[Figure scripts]
========================
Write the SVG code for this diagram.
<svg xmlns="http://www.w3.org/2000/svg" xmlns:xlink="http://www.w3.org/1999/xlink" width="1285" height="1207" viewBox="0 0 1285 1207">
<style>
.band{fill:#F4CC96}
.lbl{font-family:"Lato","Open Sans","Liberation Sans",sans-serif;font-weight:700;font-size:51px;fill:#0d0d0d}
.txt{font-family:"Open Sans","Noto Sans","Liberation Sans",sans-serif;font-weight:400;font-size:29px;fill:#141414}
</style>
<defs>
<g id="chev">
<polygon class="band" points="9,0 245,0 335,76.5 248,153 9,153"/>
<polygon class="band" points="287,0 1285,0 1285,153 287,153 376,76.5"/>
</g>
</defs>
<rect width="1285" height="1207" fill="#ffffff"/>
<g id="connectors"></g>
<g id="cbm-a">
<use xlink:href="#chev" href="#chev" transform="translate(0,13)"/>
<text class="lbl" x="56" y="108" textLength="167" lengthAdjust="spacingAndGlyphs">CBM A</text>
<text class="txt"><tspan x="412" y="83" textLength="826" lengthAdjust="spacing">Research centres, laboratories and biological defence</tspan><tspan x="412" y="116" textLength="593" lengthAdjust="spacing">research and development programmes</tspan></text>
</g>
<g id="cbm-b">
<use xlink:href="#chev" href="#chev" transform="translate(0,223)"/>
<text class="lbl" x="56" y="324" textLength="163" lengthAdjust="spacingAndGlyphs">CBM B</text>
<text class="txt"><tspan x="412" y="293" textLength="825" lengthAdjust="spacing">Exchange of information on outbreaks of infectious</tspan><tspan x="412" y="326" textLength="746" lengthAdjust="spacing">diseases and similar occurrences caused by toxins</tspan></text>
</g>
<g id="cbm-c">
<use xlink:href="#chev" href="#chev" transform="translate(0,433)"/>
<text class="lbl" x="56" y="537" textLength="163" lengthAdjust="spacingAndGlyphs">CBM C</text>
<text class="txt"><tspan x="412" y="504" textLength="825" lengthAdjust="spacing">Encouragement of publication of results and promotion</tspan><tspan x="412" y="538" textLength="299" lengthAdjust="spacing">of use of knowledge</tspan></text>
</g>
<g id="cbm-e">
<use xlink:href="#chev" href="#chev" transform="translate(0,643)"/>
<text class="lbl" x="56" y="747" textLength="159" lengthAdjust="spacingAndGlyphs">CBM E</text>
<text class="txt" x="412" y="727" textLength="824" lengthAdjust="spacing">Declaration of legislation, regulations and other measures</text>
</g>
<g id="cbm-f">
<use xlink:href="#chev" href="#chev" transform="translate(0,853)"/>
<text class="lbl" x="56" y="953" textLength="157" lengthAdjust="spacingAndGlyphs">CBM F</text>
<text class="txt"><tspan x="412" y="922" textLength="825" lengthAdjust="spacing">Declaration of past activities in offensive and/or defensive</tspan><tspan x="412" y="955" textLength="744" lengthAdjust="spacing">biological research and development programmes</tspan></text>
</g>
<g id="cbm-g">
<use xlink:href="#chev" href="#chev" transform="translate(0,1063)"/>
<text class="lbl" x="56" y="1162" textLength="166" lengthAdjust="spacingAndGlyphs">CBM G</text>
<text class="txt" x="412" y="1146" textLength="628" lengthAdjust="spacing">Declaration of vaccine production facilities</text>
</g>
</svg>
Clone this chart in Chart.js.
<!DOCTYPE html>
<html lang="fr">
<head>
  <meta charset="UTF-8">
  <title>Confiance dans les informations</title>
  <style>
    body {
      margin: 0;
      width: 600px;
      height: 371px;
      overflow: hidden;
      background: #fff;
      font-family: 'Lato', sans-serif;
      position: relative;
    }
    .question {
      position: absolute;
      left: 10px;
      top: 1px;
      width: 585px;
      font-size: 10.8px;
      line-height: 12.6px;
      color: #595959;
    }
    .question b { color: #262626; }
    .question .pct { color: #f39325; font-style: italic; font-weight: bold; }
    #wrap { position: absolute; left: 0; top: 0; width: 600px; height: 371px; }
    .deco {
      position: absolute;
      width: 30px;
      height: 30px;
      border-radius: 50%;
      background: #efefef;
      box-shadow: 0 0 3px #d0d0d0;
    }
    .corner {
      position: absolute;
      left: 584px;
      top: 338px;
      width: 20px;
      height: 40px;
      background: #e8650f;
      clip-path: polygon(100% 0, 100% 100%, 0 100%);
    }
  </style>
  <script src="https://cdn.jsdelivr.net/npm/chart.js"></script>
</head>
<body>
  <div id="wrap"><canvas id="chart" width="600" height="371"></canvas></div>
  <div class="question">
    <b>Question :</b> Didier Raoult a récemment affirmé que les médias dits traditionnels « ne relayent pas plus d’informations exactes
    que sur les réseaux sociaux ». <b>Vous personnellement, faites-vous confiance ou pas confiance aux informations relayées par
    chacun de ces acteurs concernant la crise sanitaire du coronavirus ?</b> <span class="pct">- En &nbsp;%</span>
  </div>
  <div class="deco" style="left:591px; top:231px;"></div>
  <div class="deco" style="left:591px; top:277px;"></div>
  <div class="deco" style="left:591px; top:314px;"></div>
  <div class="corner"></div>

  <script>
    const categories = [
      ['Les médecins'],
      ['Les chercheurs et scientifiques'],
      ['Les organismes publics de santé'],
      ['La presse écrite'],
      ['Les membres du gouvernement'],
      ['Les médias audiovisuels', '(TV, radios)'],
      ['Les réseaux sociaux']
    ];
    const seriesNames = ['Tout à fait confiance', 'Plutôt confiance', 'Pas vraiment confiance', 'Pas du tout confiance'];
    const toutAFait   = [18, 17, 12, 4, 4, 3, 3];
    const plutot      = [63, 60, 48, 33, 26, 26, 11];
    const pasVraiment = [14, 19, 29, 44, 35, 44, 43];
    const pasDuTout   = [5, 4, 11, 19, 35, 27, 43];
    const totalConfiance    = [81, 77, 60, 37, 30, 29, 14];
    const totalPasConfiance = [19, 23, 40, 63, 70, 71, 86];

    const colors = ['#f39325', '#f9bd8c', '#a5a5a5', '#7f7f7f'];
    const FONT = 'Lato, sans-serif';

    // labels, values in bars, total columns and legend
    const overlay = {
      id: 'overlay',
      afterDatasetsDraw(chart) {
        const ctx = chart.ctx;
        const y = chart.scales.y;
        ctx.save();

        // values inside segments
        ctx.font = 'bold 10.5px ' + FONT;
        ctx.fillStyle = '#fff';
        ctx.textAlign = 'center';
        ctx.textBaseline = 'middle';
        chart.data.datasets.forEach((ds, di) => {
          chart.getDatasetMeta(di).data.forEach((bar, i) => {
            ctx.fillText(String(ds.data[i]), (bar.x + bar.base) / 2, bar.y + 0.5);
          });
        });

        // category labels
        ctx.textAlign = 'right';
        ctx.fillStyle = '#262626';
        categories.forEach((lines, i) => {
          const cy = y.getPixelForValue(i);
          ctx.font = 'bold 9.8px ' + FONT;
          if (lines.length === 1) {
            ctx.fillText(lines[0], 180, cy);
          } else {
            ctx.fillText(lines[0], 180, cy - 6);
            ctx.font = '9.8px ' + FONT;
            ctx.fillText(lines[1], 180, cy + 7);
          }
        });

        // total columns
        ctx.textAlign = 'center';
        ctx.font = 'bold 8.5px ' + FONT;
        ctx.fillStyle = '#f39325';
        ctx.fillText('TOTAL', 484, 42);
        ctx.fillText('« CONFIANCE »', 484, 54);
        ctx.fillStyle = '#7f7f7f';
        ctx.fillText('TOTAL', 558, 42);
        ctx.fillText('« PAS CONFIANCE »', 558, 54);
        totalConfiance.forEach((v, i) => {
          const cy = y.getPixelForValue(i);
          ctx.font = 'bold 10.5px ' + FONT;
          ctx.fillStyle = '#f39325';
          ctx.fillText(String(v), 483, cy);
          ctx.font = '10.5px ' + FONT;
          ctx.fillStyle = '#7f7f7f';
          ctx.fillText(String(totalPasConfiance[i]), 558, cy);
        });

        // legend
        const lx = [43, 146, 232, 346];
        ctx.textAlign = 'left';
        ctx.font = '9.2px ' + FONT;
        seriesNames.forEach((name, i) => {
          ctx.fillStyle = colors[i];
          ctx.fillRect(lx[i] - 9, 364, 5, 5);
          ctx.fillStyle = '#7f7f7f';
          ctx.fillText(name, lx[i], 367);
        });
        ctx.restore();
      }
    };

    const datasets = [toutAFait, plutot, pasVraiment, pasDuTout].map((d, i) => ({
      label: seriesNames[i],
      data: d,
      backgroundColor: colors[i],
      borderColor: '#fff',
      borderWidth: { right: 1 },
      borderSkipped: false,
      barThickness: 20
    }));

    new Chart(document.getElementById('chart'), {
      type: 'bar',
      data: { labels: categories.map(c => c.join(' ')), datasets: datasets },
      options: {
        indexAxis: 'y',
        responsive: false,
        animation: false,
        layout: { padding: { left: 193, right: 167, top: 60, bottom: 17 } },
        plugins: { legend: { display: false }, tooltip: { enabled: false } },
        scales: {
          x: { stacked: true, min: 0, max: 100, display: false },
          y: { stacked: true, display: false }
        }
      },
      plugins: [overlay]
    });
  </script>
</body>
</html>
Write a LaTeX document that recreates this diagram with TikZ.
========================
Show all lines above holding "document".

> **Worked answer**
    new Chart(document.getElementById('chart'), {
Write a LaTeX document that recreates this diagram with TikZ.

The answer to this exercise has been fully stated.